Hiding nodes from dashboards

When you remove a node from the environment, it is still displayed in the “server” and “controller” drop-down lists. To hide it from the list you need to edit the associated InfluxDB query in the templating section. For example, if you want to remove node-1, you need to add the following condition to the where clause:

and hostname != 'node-1'
_images/remove_controllers_from_templating.png

If you want to hide more than one node you can add more conditions like this:

and hostname != 'node-1' and hostname != 'node-2'

This should be done for all dashboards that display the deleted node and you need to save them afterwards.

Troubleshooting

If you get no data in Grafana, follow these troubleshooting tips.

  1. First, check that the LMA Collector is running properly by following the LMA Collector troubleshooting instructions in the LMA Collector Fuel Plugin User Guide.
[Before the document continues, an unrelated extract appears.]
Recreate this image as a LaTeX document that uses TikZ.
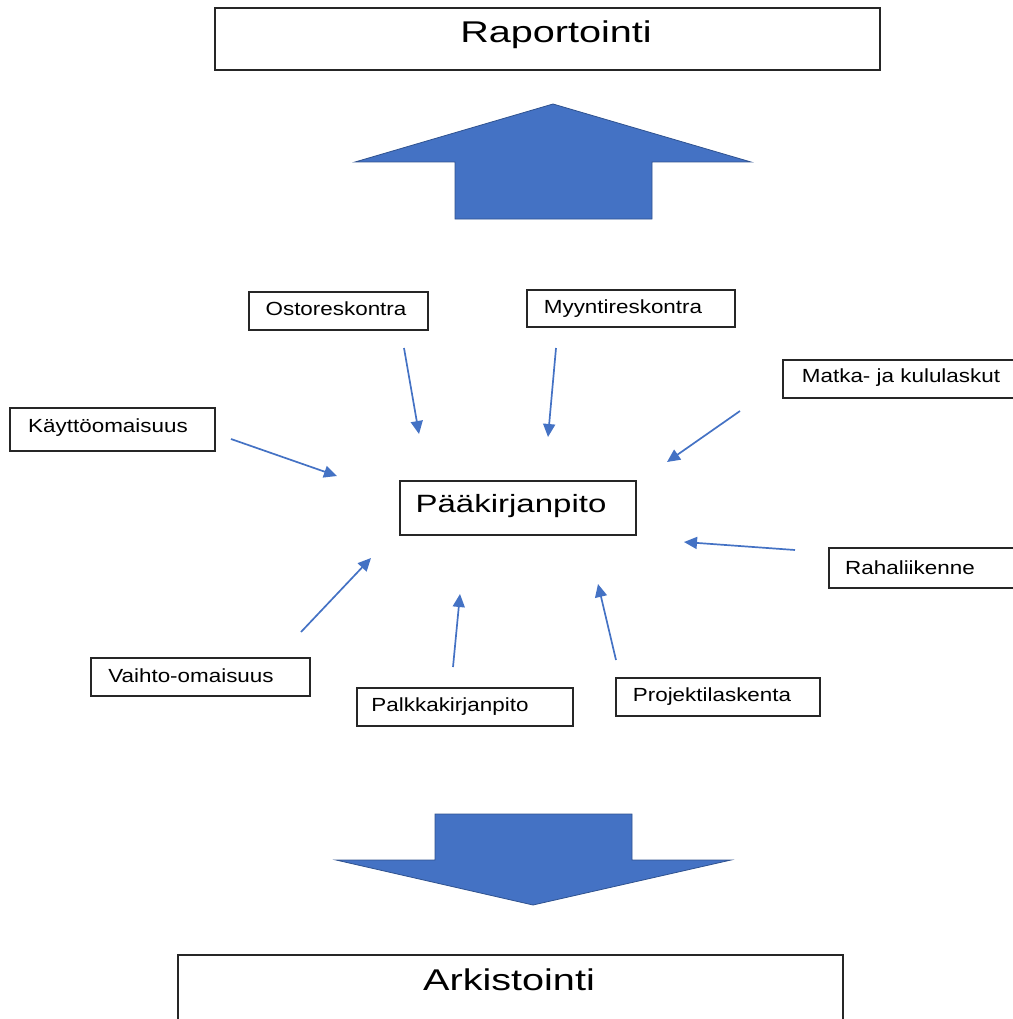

  2. Check that the nodes are able to connect to the InfluxDB cluster via the VIP address (see above how to get the InfluxDB cluster VIP address) on port 8086:

    root@node-2:~# curl -I http://<VIP>:8086/ping
    

    The server should return a 204 HTTP status:

    HTTP/1.1 204 No Content
    Request-Id: cdc3c545-d19d-11e5-b457-000000000000
    X-Influxdb-Version: 0.10.0
    Date: Fri, 12 Feb 2016 15:32:19 GMT
    
  3. Check that InfluxDB cluster VIP address is up and running:

    root@node-1:~# crm resource status vip__influxdb
    resource vip__influxdb is running on: node-1.test.domain.local
    
  4. Check that the InfluxDB service is started on all nodes of the cluster:

    root@node-1:~# service influxdb status
    influxdb Process is running [ OK ]
    
  5. If not, (re)start it:

    root@node-1:~# service influxdb start
    Starting the process influxdb [ OK ]
    influxdb process was started [ OK ]
    
  6. Check that Grafana server is running:

    root@node-1:~# service grafana-server status
    * grafana is running
    
  7. If not, (re)start it:

    root@node-1:~# service grafana-server start
    * Starting Grafana Server
    
  8. If none of the above solves the problem, check the logs in /var/log/influxdb/influxdb.log and /var/log/grafana/grafana.log to find out what might have gone wrong.